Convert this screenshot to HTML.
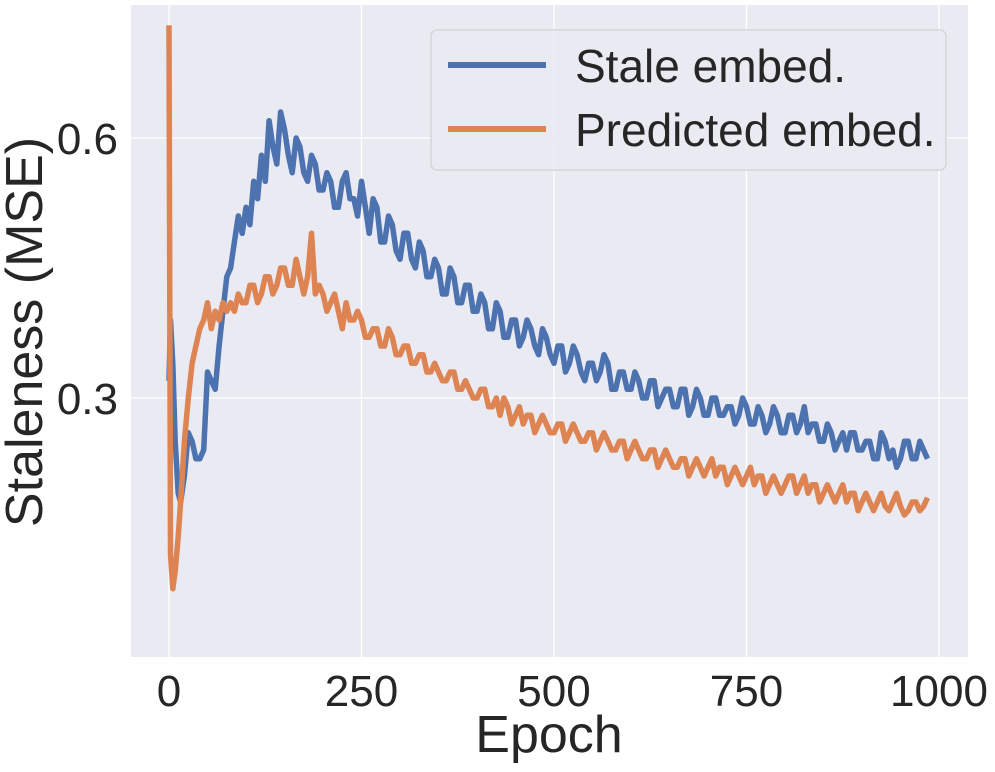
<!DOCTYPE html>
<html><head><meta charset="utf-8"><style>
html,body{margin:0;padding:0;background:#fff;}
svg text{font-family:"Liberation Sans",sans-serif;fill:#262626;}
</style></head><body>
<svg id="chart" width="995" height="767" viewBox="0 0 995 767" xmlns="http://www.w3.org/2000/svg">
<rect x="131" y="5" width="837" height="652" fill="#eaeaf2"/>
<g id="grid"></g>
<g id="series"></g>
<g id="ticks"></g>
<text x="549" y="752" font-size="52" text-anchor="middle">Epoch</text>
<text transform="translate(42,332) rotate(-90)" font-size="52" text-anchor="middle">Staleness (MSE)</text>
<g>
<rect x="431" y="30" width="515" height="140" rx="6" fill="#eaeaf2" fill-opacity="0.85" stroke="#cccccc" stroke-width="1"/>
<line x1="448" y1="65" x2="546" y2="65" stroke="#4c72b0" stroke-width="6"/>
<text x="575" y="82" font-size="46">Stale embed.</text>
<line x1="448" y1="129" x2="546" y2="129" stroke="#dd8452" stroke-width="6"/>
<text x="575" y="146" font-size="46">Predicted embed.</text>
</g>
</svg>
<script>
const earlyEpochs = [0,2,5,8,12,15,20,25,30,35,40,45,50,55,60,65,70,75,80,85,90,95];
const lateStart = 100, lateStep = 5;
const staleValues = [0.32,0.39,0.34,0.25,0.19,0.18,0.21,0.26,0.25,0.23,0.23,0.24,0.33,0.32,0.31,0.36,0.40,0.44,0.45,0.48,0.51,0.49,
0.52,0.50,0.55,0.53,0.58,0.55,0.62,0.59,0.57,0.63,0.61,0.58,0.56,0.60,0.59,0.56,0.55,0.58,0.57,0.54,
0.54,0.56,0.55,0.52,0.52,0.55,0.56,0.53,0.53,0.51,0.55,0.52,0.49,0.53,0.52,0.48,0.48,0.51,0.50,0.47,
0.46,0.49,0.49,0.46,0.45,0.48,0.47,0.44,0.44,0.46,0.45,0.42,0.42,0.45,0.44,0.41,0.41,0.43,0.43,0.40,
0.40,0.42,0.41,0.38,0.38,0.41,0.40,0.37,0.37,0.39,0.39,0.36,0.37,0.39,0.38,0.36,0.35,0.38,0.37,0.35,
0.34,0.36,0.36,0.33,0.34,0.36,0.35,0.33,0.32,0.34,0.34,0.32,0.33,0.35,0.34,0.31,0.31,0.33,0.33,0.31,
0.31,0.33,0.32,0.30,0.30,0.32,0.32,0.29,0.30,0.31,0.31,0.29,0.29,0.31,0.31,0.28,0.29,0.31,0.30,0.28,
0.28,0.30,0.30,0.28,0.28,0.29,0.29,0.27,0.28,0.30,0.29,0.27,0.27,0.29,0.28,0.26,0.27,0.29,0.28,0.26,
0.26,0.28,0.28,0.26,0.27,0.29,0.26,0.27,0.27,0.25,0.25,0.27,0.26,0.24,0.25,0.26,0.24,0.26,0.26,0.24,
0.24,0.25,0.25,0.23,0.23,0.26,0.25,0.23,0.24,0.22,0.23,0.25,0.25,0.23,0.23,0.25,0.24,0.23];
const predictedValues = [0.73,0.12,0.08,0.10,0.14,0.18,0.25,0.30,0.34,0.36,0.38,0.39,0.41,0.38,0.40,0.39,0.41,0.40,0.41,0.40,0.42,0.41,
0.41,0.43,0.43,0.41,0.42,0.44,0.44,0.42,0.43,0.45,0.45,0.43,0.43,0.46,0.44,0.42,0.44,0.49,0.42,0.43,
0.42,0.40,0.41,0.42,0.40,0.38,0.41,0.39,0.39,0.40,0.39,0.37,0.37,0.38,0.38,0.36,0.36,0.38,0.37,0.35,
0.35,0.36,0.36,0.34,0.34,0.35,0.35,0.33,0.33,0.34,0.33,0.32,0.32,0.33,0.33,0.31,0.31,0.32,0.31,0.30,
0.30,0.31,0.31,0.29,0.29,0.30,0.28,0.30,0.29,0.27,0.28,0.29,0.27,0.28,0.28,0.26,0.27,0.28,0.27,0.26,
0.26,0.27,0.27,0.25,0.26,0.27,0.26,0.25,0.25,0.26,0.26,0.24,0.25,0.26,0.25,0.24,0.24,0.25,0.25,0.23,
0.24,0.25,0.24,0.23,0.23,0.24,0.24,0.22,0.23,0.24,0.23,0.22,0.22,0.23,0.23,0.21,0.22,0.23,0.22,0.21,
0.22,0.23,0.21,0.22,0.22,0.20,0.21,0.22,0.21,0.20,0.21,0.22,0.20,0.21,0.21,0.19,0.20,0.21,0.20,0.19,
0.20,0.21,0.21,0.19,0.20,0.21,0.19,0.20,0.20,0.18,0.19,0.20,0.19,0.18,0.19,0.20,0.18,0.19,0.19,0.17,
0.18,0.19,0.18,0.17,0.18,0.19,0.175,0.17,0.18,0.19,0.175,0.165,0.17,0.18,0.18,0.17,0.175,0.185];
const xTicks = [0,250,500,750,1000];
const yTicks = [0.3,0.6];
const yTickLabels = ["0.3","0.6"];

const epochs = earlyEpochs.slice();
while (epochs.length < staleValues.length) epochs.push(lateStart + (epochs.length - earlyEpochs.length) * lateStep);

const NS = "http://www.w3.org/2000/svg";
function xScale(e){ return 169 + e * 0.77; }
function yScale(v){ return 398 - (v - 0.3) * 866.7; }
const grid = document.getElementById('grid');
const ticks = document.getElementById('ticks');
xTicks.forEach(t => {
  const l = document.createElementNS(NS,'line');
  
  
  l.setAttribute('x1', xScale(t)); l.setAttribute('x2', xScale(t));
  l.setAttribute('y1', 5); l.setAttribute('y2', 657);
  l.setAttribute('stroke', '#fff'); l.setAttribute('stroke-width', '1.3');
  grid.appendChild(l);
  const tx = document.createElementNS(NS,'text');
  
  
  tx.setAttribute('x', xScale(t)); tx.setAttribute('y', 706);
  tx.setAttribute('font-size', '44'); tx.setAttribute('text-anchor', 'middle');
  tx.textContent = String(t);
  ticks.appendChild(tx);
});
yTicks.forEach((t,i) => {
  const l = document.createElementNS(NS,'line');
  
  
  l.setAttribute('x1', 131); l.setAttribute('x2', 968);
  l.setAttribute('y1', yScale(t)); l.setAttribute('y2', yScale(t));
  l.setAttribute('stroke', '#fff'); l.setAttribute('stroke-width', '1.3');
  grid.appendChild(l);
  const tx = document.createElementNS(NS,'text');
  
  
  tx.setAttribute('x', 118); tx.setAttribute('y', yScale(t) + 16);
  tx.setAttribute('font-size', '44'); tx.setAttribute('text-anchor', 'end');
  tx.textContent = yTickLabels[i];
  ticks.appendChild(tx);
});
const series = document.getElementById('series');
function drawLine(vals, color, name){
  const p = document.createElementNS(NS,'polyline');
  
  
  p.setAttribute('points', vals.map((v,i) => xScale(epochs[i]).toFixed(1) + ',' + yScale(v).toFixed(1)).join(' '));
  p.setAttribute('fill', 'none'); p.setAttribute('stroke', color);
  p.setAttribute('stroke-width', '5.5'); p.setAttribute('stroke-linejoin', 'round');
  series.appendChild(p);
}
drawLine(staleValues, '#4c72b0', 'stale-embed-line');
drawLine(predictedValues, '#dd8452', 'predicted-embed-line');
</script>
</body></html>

***

**EXERCISE REQUIREMENTS**. Leave the images out, please, and restate each line word for word.

**SOLUTION BELOW**.
Convert this screenshot to HTML.
<!DOCTYPE html>
<html><head><meta charset="utf-8"><style>
html,body{margin:0;padding:0;background:#fff;}
svg text{font-family:"Liberation Sans",sans-serif;fill:#262626;}
</style></head><body>
<svg id="chart" width="995" height="767" viewBox="0 0 995 767" xmlns="http://www.w3.org/2000/svg">
<rect x="131" y="5" width="837" height="652" fill="#eaeaf2"/>
<g id="grid"></g>
<g id="series"></g>
<g id="ticks"></g>
<text x="549" y="752" font-size="52" text-anchor="middle">Epoch</text>
<text transform="translate(42,332) rotate(-90)" font-size="52" text-anchor="middle">Staleness (MSE)</text>
<g>
<rect x="431" y="30" width="515" height="140" rx="6" fill="#eaeaf2" fill-opacity="0.85" stroke="#cccccc" stroke-width="1"/>
<line x1="448" y1="65" x2="546" y2="65" stroke="#4c72b0" stroke-width="6"/>
<text x="575" y="82" font-size="46">Stale embed.</text>
<line x1="448" y1="129" x2="546" y2="129" stroke="#dd8452" stroke-width="6"/>
<text x="575" y="146" font-size="46">Predicted embed.</text>
</g>
</svg>
<script>
const earlyEpochs = [0,2,5,8,12,15,20,25,30,35,40,45,50,55,60,65,70,75,80,85,90,95];
const lateStart = 100, lateStep = 5;
const staleValues = [0.32,0.39,0.34,0.25,0.19,0.18,0.21,0.26,0.25,0.23,0.23,0.24,0.33,0.32,0.31,0.36,0.40,0.44,0.45,0.48,0.51,0.49,
0.52,0.50,0.55,0.53,0.58,0.55,0.62,0.59,0.57,0.63,0.61,0.58,0.56,0.60,0.59,0.56,0.55,0.58,0.57,0.54,
0.54,0.56,0.55,0.52,0.52,0.55,0.56,0.53,0.53,0.51,0.55,0.52,0.49,0.53,0.52,0.48,0.48,0.51,0.50,0.47,
0.46,0.49,0.49,0.46,0.45,0.48,0.47,0.44,0.44,0.46,0.45,0.42,0.42,0.45,0.44,0.41,0.41,0.43,0.43,0.40,
0.40,0.42,0.41,0.38,0.38,0.41,0.40,0.37,0.37,0.39,0.39,0.36,0.37,0.39,0.38,0.36,0.35,0.38,0.37,0.35,
0.34,0.36,0.36,0.33,0.34,0.36,0.35,0.33,0.32,0.34,0.34,0.32,0.33,0.35,0.34,0.31,0.31,0.33,0.33,0.31,
0.31,0.33,0.32,0.30,0.30,0.32,0.32,0.29,0.30,0.31,0.31,0.29,0.29,0.31,0.31,0.28,0.29,0.31,0.30,0.28,
0.28,0.30,0.30,0.28,0.28,0.29,0.29,0.27,0.28,0.30,0.29,0.27,0.27,0.29,0.28,0.26,0.27,0.29,0.28,0.26,
0.26,0.28,0.28,0.26,0.27,0.29,0.26,0.27,0.27,0.25,0.25,0.27,0.26,0.24,0.25,0.26,0.24,0.26,0.26,0.24,
0.24,0.25,0.25,0.23,0.23,0.26,0.25,0.23,0.24,0.22,0.23,0.25,0.25,0.23,0.23,0.25,0.24,0.23];
const predictedValues = [0.73,0.12,0.08,0.10,0.14,0.18,0.25,0.30,0.34,0.36,0.38,0.39,0.41,0.38,0.40,0.39,0.41,0.40,0.41,0.40,0.42,0.41,
0.41,0.43,0.43,0.41,0.42,0.44,0.44,0.42,0.43,0.45,0.45,0.43,0.43,0.46,0.44,0.42,0.44,0.49,0.42,0.43,
0.42,0.40,0.41,0.42,0.40,0.38,0.41,0.39,0.39,0.40,0.39,0.37,0.37,0.38,0.38,0.36,0.36,0.38,0.37,0.35,
0.35,0.36,0.36,0.34,0.34,0.35,0.35,0.33,0.33,0.34,0.33,0.32,0.32,0.33,0.33,0.31,0.31,0.32,0.31,0.30,
0.30,0.31,0.31,0.29,0.29,0.30,0.28,0.30,0.29,0.27,0.28,0.29,0.27,0.28,0.28,0.26,0.27,0.28,0.27,0.26,
0.26,0.27,0.27,0.25,0.26,0.27,0.26,0.25,0.25,0.26,0.26,0.24,0.25,0.26,0.25,0.24,0.24,0.25,0.25,0.23,
0.24,0.25,0.24,0.23,0.23,0.24,0.24,0.22,0.23,0.24,0.23,0.22,0.22,0.23,0.23,0.21,0.22,0.23,0.22,0.21,
0.22,0.23,0.21,0.22,0.22,0.20,0.21,0.22,0.21,0.20,0.21,0.22,0.20,0.21,0.21,0.19,0.20,0.21,0.20,0.19,
0.20,0.21,0.21,0.19,0.20,0.21,0.19,0.20,0.20,0.18,0.19,0.20,0.19,0.18,0.19,0.20,0.18,0.19,0.19,0.17,
0.18,0.19,0.18,0.17,0.18,0.19,0.175,0.17,0.18,0.19,0.175,0.165,0.17,0.18,0.18,0.17,0.175,0.185];
const xTicks = [0,250,500,750,1000];
const yTicks = [0.3,0.6];
const yTickLabels = ["0.3","0.6"];

const epochs = earlyEpochs.slice();
while (epochs.length < staleValues.length) epochs.push(lateStart + (epochs.length - earlyEpochs.length) * lateStep);

const NS = "http://www.w3.org/2000/svg";
function xScale(e){ return 169 + e * 0.77; }
function yScale(v){ return 398 - (v - 0.3) * 866.7; }
const grid = document.getElementById('grid');
const ticks = document.getElementById('ticks');
xTicks.forEach(t => {
  const l = document.createElementNS(NS,'line');
  
  
  l.setAttribute('x1', xScale(t)); l.setAttribute('x2', xScale(t));
  l.setAttribute('y1', 5); l.setAttribute('y2', 657);
  l.setAttribute('stroke', '#fff'); l.setAttribute('stroke-width', '1.3');
  grid.appendChild(l);
  const tx = document.createElementNS(NS,'text');
  
  
  tx.setAttribute('x', xScale(t)); tx.setAttribute('y', 706);
  tx.setAttribute('font-size', '44'); tx.setAttribute('text-anchor', 'middle');
  tx.textContent = String(t);
  ticks.appendChild(tx);
});
yTicks.forEach((t,i) => {
  const l = document.createElementNS(NS,'line');
  
  
  l.setAttribute('x1', 131); l.setAttribute('x2', 968);
  l.setAttribute('y1', yScale(t)); l.setAttribute('y2', yScale(t));
  l.setAttribute('stroke', '#fff'); l.setAttribute('stroke-width', '1.3');
  grid.appendChild(l);
  const tx = document.createElementNS(NS,'text');
  
  
  tx.setAttribute('x', 118); tx.setAttribute('y', yScale(t) + 16);
  tx.setAttribute('font-size', '44'); tx.setAttribute('text-anchor', 'end');
  tx.textContent = yTickLabels[i];
  ticks.appendChild(tx);
});
const series = document.getElementById('series');
function drawLine(vals, color, name){
  const p = document.createElementNS(NS,'polyline');
  
  
  p.setAttribute('points', vals.map((v,i) => xScale(epochs[i]).toFixed(1) + ',' + yScale(v).toFixed(1)).join(' '));
  p.setAttribute('fill', 'none'); p.setAttribute('stroke', color);
  p.setAttribute('stroke-width', '5.5'); p.setAttribute('stroke-linejoin', 'round');
  series.appendChild(p);
}
drawLine(staleValues, '#4c72b0', 'stale-embed-line');
drawLine(predictedValues, '#dd8452', 'predicted-embed-line');
</script>
</body></html>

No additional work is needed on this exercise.